▸ **Exercise objective**:
Give an exact transcription of every line, dropping the images.

== Dataset content

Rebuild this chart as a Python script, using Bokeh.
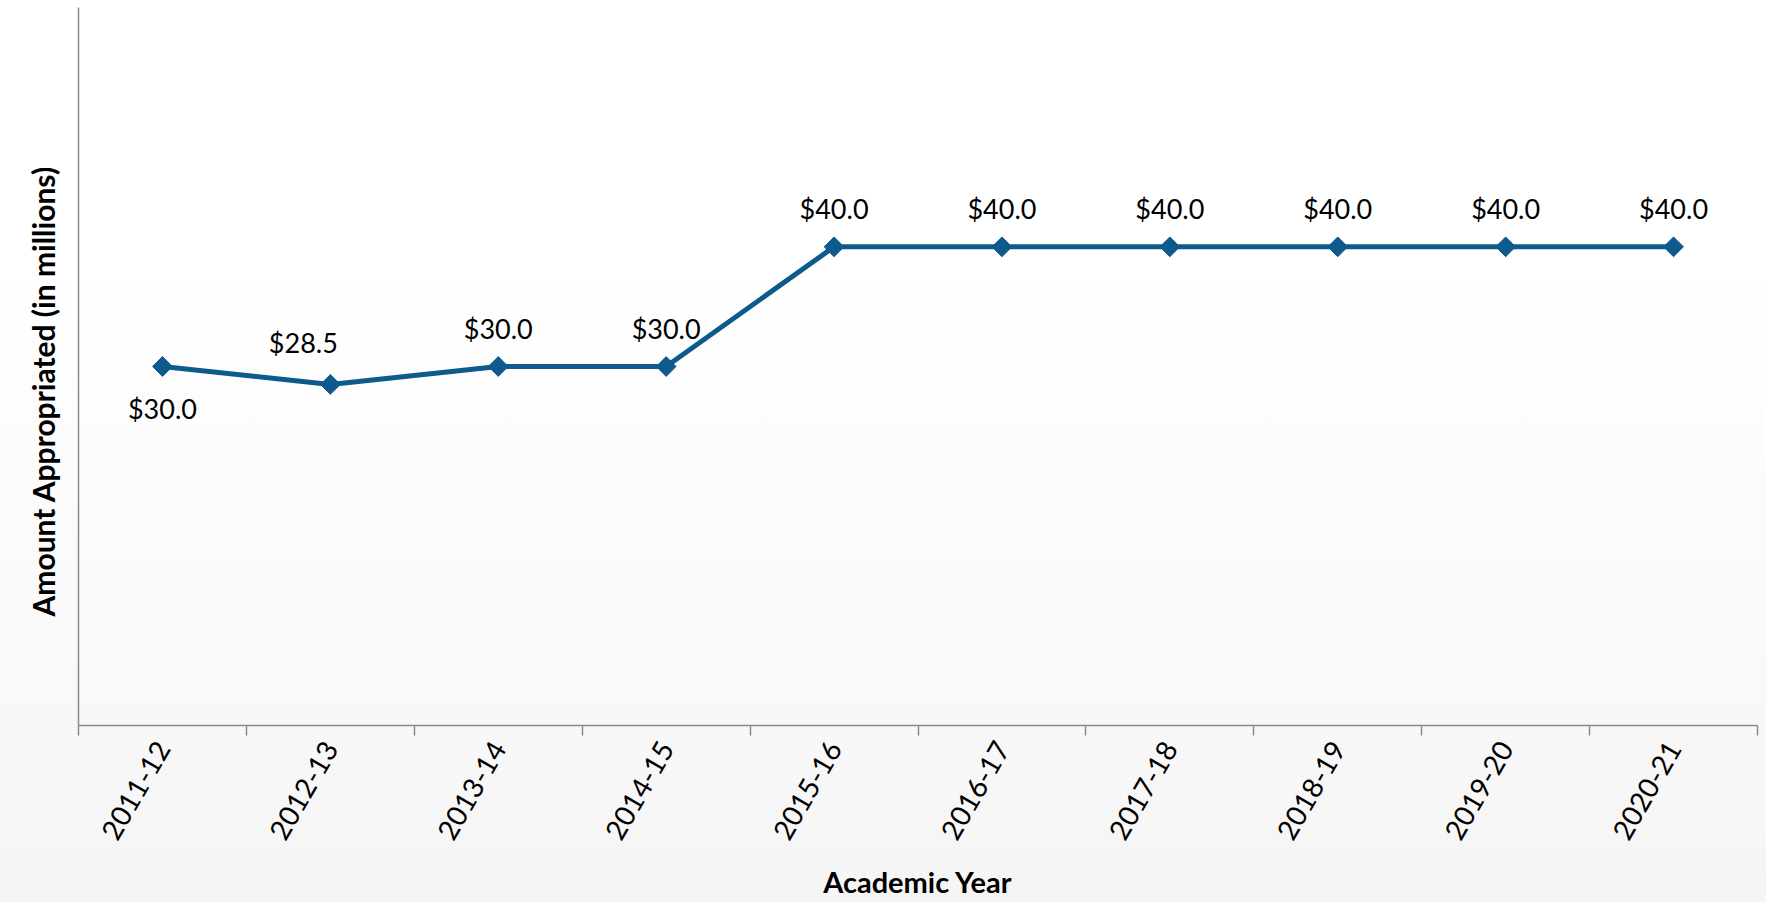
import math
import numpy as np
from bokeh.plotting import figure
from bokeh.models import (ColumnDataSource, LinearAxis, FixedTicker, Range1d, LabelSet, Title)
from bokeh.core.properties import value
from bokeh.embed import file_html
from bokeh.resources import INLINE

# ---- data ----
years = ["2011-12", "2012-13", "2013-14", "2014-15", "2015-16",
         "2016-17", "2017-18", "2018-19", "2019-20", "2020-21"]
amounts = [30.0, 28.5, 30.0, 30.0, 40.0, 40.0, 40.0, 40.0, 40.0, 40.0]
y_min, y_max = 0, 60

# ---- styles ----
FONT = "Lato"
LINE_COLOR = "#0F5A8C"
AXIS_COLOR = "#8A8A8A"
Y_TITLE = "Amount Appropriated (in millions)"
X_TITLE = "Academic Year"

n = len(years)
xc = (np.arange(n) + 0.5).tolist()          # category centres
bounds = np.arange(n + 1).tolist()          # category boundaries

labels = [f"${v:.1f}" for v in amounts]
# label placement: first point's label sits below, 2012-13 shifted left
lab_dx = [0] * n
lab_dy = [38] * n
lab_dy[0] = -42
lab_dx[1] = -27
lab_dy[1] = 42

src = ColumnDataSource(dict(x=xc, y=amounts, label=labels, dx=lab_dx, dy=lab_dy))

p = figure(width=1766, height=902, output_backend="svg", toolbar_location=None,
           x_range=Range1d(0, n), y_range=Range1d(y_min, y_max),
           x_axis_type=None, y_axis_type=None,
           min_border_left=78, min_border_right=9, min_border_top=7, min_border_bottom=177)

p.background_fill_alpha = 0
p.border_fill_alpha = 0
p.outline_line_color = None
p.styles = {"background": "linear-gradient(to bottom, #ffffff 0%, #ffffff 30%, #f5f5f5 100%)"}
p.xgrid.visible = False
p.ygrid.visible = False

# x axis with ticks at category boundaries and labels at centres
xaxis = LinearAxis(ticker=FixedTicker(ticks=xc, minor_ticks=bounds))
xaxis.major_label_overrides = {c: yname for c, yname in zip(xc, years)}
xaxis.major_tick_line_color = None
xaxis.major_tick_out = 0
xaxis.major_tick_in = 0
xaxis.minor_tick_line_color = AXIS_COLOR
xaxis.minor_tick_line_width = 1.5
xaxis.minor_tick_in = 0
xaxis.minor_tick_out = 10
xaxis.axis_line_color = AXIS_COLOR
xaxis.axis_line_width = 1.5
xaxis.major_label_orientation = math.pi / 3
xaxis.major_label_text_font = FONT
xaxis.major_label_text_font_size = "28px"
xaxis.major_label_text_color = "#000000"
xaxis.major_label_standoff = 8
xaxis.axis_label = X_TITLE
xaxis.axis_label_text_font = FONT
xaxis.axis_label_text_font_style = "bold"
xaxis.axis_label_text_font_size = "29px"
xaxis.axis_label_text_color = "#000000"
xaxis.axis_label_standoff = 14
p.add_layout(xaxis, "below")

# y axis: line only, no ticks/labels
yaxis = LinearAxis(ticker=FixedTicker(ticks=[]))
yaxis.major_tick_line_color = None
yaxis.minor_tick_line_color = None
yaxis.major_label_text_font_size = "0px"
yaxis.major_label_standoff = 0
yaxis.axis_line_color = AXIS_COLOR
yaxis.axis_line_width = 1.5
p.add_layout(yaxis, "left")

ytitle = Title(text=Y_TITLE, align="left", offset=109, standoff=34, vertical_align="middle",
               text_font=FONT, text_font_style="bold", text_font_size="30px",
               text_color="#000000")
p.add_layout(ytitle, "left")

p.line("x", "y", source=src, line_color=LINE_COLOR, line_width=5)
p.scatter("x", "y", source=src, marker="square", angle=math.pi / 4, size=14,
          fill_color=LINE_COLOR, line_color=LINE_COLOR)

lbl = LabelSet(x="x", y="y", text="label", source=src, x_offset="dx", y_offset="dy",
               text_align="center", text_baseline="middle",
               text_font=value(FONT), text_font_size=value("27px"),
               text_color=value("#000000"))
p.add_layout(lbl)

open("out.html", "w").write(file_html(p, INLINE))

====

▸ **Correct answer**:
Rebuild this chart as a Python script, using Bokeh.
import math
import numpy as np
from bokeh.plotting import figure
from bokeh.models import (ColumnDataSource, LinearAxis, FixedTicker, Range1d, LabelSet, Title)
from bokeh.core.properties import value
from bokeh.embed import file_html
from bokeh.resources import INLINE

# ---- data ----
years = ["2011-12", "2012-13", "2013-14", "2014-15", "2015-16",
         "2016-17", "2017-18", "2018-19", "2019-20", "2020-21"]
amounts = [30.0, 28.5, 30.0, 30.0, 40.0, 40.0, 40.0, 40.0, 40.0, 40.0]
y_min, y_max = 0, 60

# ---- styles ----
FONT = "Lato"
LINE_COLOR = "#0F5A8C"
AXIS_COLOR = "#8A8A8A"
Y_TITLE = "Amount Appropriated (in millions)"
X_TITLE = "Academic Year"

n = len(years)
xc = (np.arange(n) + 0.5).tolist()          # category centres
bounds = np.arange(n + 1).tolist()          # category boundaries

labels = [f"${v:.1f}" for v in amounts]
# label placement: first point's label sits below, 2012-13 shifted left
lab_dx = [0] * n
lab_dy = [38] * n
lab_dy[0] = -42
lab_dx[1] = -27
lab_dy[1] = 42

src = ColumnDataSource(dict(x=xc, y=amounts, label=labels, dx=lab_dx, dy=lab_dy))

p = figure(width=1766, height=902, output_backend="svg", toolbar_location=None,
           x_range=Range1d(0, n), y_range=Range1d(y_min, y_max),
           x_axis_type=None, y_axis_type=None,
           min_border_left=78, min_border_right=9, min_border_top=7, min_border_bottom=177)

p.background_fill_alpha = 0
p.border_fill_alpha = 0
p.outline_line_color = None
p.styles = {"background": "linear-gradient(to bottom, #ffffff 0%, #ffffff 30%, #f5f5f5 100%)"}
p.xgrid.visible = False
p.ygrid.visible = False

# x axis with ticks at category boundaries and labels at centres
xaxis = LinearAxis(ticker=FixedTicker(ticks=xc, minor_ticks=bounds))
xaxis.major_label_overrides = {c: yname for c, yname in zip(xc, years)}
xaxis.major_tick_line_color = None
xaxis.major_tick_out = 0
xaxis.major_tick_in = 0
xaxis.minor_tick_line_color = AXIS_COLOR
xaxis.minor_tick_line_width = 1.5
xaxis.minor_tick_in = 0
xaxis.minor_tick_out = 10
xaxis.axis_line_color = AXIS_COLOR
xaxis.axis_line_width = 1.5
xaxis.major_label_orientation = math.pi / 3
xaxis.major_label_text_font = FONT
xaxis.major_label_text_font_size = "28px"
xaxis.major_label_text_color = "#000000"
xaxis.major_label_standoff = 8
xaxis.axis_label = X_TITLE
xaxis.axis_label_text_font = FONT
xaxis.axis_label_text_font_style = "bold"
xaxis.axis_label_text_font_size = "29px"
xaxis.axis_label_text_color = "#000000"
xaxis.axis_label_standoff = 14
p.add_layout(xaxis, "below")

# y axis: line only, no ticks/labels
yaxis = LinearAxis(ticker=FixedTicker(ticks=[]))
yaxis.major_tick_line_color = None
yaxis.minor_tick_line_color = None
yaxis.major_label_text_font_size = "0px"
yaxis.major_label_standoff = 0
yaxis.axis_line_color = AXIS_COLOR
yaxis.axis_line_width = 1.5
p.add_layout(yaxis, "left")

ytitle = Title(text=Y_TITLE, align="left", offset=109, standoff=34, vertical_align="middle",
               text_font=FONT, text_font_style="bold", text_font_size="30px",
               text_color="#000000")
p.add_layout(ytitle, "left")

p.line("x", "y", source=src, line_color=LINE_COLOR, line_width=5)
p.scatter("x", "y", source=src, marker="square", angle=math.pi / 4, size=14,
          fill_color=LINE_COLOR, line_color=LINE_COLOR)

lbl = LabelSet(x="x", y="y", text="label", source=src, x_offset="dx", y_offset="dy",
               text_align="center", text_baseline="middle",
               text_font=value(FONT), text_font_size=value("27px"),
               text_color=value("#000000"))
p.add_layout(lbl)

open("out.html", "w").write(file_html(p, INLINE))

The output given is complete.